The right plant care
To help your garden plants and pond make it through the winter in good shape, you should cut back the plants at the edge of the pond, both by and in the water, plus remove any dead plants and plant matter. When doing this, take care to ensure that pond plants with a cylinder stalk or stem, such as reeds or bulrushes, are only cut back to the surface of the water as a maximum to enable a certain level of gas exchange even when ponds are frozen in the winter. Some plant species are unable to survive the winter and should therefore be removed from ponds and placed in a bucket with sufficient water and, if necessary, a plant substrate. This should then be stored in frost-free conditions over winter.

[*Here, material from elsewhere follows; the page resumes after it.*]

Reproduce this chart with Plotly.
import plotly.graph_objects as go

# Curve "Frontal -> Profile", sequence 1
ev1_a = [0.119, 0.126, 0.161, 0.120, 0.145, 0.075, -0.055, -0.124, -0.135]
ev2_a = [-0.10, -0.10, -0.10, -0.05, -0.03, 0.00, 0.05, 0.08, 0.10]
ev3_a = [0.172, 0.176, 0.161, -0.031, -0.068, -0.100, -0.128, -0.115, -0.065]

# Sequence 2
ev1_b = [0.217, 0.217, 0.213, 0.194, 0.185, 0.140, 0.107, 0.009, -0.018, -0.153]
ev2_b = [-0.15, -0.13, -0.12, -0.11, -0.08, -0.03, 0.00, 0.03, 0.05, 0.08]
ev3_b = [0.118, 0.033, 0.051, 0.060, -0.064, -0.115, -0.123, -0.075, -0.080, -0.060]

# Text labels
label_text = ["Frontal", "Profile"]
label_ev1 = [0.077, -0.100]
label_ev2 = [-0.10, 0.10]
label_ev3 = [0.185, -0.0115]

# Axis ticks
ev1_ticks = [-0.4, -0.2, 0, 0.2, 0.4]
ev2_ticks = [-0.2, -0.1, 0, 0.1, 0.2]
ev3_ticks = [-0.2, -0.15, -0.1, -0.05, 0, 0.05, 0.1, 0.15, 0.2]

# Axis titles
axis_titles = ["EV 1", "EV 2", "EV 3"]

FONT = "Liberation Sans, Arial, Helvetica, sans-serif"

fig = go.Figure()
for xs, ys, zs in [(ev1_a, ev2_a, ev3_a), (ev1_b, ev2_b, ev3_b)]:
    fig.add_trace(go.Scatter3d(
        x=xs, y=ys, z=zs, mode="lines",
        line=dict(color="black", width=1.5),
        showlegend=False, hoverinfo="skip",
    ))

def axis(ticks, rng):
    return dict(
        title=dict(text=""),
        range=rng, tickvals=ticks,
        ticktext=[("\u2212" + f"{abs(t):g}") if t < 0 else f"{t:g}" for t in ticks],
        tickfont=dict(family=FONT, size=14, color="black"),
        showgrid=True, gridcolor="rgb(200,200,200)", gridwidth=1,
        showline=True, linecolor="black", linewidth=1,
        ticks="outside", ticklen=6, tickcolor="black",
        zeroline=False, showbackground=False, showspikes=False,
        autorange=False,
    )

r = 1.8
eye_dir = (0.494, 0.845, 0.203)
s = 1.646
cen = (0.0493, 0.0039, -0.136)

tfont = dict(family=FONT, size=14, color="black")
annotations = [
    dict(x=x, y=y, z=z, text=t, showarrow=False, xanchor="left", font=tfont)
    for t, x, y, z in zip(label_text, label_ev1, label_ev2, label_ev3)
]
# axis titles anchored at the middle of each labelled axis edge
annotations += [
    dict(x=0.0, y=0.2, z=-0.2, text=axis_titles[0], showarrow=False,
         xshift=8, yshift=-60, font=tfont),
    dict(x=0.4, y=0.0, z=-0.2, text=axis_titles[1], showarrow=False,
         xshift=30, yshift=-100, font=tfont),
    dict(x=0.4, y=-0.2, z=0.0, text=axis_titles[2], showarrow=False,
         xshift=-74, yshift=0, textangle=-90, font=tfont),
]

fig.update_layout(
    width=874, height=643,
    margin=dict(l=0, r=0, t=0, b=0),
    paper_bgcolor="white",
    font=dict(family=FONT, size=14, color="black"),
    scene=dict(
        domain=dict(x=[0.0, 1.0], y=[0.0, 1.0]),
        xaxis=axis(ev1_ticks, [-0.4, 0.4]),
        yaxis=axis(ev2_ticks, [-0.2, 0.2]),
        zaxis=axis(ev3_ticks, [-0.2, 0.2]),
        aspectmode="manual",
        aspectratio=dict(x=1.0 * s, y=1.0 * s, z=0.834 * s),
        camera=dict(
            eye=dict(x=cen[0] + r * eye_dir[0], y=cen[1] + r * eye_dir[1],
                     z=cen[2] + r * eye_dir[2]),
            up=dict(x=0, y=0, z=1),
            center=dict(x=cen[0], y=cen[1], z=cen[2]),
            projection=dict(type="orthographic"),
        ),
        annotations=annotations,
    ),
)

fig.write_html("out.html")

These precautions are essentially intended to prevent too much plant matter ‘rotting’ in the water or being broken down by microorganisms and thus an excess of organic materials in the water. This would not only release too many nutrients in the water but also result in a thick layer of sludge or sediment over time. This could lead to water turbidity if whipped up plus would provide a source of excessively high nutrient levels in the water, which can cause issues like increased algae growth in spring. You should therefore also keep a close eye on the leaves that are blown or fall into the pond in autumn.
Remove leaves from the pond
Although tree-lined ponds look beautiful in summer, the leaves that drop in autumn are a real nuisance. The brightly coloured autumnal leaves fall into the water and sink to the bottom of the pond where they are broken down by microorganisms. Over time, the aforementioned layer of sediment gets ever thicker and inevitably starts to impair the water quality. In autumn, you should use a net to regularly remove any leaves that have fallen from trees from the surface of the water. In the case of smaller ponds in particular, fitting a leaf net across the surface can save you from having to regularly fish out the leaves.

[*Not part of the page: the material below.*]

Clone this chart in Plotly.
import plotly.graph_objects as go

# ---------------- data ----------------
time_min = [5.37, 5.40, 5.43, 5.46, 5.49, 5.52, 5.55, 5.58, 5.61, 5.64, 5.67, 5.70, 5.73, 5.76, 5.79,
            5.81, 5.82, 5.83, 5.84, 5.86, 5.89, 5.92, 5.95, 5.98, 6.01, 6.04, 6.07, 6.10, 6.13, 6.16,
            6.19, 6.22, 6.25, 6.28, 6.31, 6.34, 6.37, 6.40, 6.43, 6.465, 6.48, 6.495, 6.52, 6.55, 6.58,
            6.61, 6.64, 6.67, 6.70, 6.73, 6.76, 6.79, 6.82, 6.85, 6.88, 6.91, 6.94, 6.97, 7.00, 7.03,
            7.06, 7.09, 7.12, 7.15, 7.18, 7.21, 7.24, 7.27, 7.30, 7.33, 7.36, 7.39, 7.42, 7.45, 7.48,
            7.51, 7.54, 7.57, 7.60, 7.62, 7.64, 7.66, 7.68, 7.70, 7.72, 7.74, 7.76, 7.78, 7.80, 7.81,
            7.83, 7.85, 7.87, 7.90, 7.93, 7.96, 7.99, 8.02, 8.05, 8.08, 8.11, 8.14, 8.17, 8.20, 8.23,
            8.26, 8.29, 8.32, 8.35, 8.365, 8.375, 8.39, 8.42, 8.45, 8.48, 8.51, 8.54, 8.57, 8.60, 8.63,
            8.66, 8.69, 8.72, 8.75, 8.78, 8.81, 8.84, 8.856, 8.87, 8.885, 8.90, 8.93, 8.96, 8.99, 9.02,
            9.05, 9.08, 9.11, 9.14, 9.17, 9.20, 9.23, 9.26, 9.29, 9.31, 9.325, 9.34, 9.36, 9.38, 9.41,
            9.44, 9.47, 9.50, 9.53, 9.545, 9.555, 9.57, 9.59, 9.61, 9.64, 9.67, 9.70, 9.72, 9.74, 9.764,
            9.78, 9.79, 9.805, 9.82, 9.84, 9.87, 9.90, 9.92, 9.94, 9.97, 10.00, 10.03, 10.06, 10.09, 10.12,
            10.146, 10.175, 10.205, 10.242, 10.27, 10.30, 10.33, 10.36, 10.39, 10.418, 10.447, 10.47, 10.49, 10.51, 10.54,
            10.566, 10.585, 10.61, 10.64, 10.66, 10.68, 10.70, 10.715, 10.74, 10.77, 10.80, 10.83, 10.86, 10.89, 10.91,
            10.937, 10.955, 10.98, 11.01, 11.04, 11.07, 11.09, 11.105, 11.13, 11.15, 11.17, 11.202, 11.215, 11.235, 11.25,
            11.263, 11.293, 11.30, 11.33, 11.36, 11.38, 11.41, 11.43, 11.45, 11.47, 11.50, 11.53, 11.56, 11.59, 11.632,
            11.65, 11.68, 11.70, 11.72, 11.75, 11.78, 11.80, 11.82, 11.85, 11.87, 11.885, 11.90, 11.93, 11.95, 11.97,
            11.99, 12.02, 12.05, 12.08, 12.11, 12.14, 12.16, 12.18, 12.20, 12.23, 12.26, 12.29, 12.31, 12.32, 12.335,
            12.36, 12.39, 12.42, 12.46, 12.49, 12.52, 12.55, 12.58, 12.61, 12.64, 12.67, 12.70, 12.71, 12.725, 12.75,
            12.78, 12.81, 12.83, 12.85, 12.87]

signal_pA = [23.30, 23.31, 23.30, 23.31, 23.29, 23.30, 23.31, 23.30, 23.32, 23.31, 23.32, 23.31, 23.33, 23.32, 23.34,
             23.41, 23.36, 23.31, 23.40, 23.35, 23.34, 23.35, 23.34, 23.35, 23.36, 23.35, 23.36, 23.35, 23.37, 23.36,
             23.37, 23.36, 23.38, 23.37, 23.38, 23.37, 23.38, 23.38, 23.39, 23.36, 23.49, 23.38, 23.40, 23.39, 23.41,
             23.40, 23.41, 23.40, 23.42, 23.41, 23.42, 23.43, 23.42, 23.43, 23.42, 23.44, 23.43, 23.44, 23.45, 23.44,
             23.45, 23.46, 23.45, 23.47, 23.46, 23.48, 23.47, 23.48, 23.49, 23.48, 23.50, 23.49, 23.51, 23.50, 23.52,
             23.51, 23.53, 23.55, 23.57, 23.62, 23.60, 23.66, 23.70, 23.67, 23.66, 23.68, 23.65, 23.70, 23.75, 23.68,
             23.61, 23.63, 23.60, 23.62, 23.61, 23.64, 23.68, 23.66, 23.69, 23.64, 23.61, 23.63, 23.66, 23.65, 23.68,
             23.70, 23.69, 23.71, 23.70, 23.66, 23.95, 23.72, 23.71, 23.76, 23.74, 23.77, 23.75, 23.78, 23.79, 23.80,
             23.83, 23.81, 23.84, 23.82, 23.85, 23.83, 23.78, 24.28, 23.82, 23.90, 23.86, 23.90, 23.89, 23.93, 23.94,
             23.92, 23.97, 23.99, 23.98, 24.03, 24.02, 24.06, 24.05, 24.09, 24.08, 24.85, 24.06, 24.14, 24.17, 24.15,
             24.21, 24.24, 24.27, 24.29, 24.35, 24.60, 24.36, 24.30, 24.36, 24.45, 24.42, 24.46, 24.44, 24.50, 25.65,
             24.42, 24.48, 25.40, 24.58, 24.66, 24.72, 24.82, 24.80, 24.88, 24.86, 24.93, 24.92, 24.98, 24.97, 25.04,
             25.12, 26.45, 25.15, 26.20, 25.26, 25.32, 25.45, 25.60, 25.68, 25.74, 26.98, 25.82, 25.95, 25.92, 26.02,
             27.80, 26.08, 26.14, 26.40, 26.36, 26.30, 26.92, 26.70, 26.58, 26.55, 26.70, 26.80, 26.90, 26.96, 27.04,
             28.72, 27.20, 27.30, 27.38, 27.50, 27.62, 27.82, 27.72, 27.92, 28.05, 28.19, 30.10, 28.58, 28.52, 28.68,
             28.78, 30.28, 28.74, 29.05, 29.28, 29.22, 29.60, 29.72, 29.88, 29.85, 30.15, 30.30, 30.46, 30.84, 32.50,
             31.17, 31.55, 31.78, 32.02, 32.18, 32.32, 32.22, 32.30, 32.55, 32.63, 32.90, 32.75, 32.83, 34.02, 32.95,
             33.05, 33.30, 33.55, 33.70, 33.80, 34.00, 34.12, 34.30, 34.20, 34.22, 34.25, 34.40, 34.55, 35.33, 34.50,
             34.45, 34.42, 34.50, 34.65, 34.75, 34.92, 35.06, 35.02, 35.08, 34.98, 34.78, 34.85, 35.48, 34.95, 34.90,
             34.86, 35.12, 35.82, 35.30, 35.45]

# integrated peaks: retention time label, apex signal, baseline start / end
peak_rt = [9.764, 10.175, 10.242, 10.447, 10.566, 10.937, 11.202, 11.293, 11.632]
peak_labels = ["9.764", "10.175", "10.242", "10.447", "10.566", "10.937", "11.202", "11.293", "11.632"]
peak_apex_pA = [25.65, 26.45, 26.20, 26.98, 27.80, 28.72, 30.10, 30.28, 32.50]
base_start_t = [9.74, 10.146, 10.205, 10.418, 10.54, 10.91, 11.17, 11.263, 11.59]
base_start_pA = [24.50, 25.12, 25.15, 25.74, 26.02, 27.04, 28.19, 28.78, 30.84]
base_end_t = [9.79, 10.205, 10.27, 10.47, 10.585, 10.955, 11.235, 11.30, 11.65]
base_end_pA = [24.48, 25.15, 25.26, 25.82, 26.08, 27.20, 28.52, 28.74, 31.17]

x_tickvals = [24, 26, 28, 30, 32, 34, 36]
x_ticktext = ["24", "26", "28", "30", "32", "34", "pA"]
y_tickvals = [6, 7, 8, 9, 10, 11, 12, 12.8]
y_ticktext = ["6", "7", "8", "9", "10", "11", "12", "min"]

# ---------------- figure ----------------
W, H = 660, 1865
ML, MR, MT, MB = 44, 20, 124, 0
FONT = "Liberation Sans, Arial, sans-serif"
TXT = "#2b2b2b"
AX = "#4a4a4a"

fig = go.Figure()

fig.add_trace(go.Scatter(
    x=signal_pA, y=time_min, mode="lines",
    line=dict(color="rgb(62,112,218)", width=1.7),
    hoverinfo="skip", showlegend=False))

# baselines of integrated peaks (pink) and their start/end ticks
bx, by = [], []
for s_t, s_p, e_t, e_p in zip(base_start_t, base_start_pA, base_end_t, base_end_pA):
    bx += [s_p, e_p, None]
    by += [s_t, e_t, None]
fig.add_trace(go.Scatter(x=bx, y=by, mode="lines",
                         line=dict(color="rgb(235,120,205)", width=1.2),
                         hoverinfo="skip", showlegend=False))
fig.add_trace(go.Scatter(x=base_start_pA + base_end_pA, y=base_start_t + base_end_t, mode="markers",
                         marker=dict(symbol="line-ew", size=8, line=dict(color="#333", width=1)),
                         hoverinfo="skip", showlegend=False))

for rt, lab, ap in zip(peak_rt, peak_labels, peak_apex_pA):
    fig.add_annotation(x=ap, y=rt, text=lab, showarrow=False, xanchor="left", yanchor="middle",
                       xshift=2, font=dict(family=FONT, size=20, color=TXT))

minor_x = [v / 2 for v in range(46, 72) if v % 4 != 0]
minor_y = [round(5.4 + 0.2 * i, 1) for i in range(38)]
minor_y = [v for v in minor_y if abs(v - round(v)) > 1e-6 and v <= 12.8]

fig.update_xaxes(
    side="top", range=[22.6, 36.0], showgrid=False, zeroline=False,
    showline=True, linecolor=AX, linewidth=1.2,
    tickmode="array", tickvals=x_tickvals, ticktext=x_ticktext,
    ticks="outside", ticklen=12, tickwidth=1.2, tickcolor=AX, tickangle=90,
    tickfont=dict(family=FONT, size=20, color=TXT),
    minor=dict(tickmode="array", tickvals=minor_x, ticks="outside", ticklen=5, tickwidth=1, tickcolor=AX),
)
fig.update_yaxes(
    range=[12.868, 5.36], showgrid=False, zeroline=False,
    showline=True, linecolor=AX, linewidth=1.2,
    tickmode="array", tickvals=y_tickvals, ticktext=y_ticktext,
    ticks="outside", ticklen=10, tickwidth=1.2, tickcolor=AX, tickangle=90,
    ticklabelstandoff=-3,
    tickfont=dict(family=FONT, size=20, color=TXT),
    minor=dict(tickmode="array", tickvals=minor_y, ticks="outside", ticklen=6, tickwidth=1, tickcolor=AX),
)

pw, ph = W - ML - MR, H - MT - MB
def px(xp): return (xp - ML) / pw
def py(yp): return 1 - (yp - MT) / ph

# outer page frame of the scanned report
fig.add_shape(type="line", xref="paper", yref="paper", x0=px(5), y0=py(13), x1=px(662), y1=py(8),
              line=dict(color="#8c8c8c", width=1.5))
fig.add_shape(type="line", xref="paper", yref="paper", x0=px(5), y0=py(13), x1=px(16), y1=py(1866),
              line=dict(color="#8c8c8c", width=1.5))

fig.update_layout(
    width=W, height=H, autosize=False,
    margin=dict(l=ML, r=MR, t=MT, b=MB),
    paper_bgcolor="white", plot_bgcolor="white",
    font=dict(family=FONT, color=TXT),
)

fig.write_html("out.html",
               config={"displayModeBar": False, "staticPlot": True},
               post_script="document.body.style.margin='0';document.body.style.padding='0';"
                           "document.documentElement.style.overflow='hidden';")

Over the course of the year, a layer of sludge or sediment builds up in the deeper parts of the pond, which must be removed before the winter. This can be done quickly using a ‘pond vacuum’. Removing all unnecessary sludge and sediment from your pond is a basic prerequisite for ensuring good water quality over winter – an aspect that is crucial for your fish to remain healthy throughout this chilly season. Additional partial water changes are also important pond care measures when preparing for winter. They too help to prevent poor water quality and an excessively high nutrient content, thereby minimising the risk of prolific algae growth the following spring.
Give technology a break
In late autumn, well before the first frost, all devices and conduits that are neither frost-proof nor protectively housed should be protected against frost damage due to freezing. Water pumps should be removed from the water, cleaned and stored in a frost-free location. Depending on their design, filters should also be made winter-proof or prepared to withstand the winter without issue. The only reason to operate air pumps over winter is if they use air outlets to keep the pond free from ice. These must naturally be positioned so as to be protected from the elements.

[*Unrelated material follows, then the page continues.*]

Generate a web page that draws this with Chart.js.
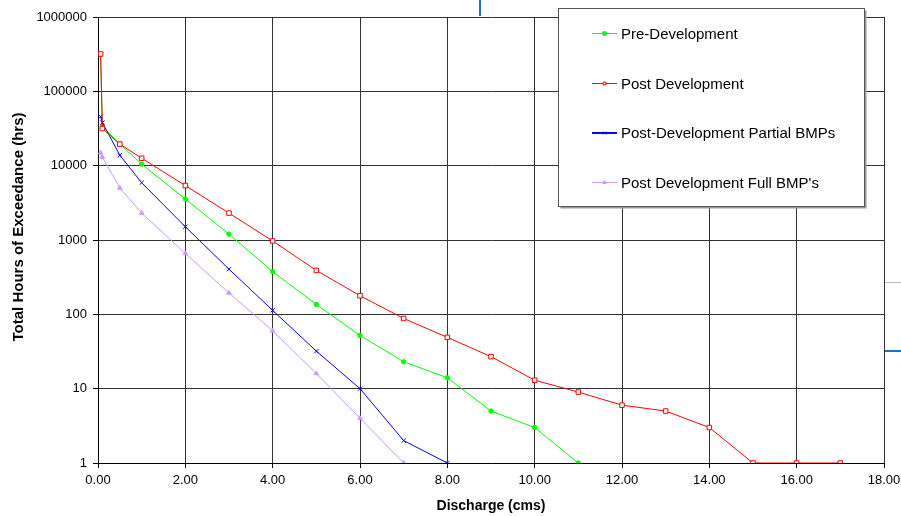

There are various options if you want to keep part of your pond free of ice. The use of small water pumps or air pumps with air outlets is particularly effective. You should position these in a frost-proof shallow area so as not to recirculate the water layers and disturb the temperature layering of the water. This is important as, in winter, the ‘warmest’ water layers (where your fish will remain) are located at the bottom of the pond. If, despite your precautions, your pond still freezes in winter, leave it alone. Do not stand on or break the ice as this can be life-threatening for the fish. After all, the break that the technology enjoys in winter also applies to the entire pond.
Preparing the fish
You also have to prepare your fish for winter. As such, you should start to feed them high-energy foods in autumn so that they can build up sufficient energy reserves. If the water temperature drops below 10°C, you should start feeding your fish Tetra Pond Wheatgerm Sticks as these can be easily digested at low temperatures and help to shorten the non-feeding period.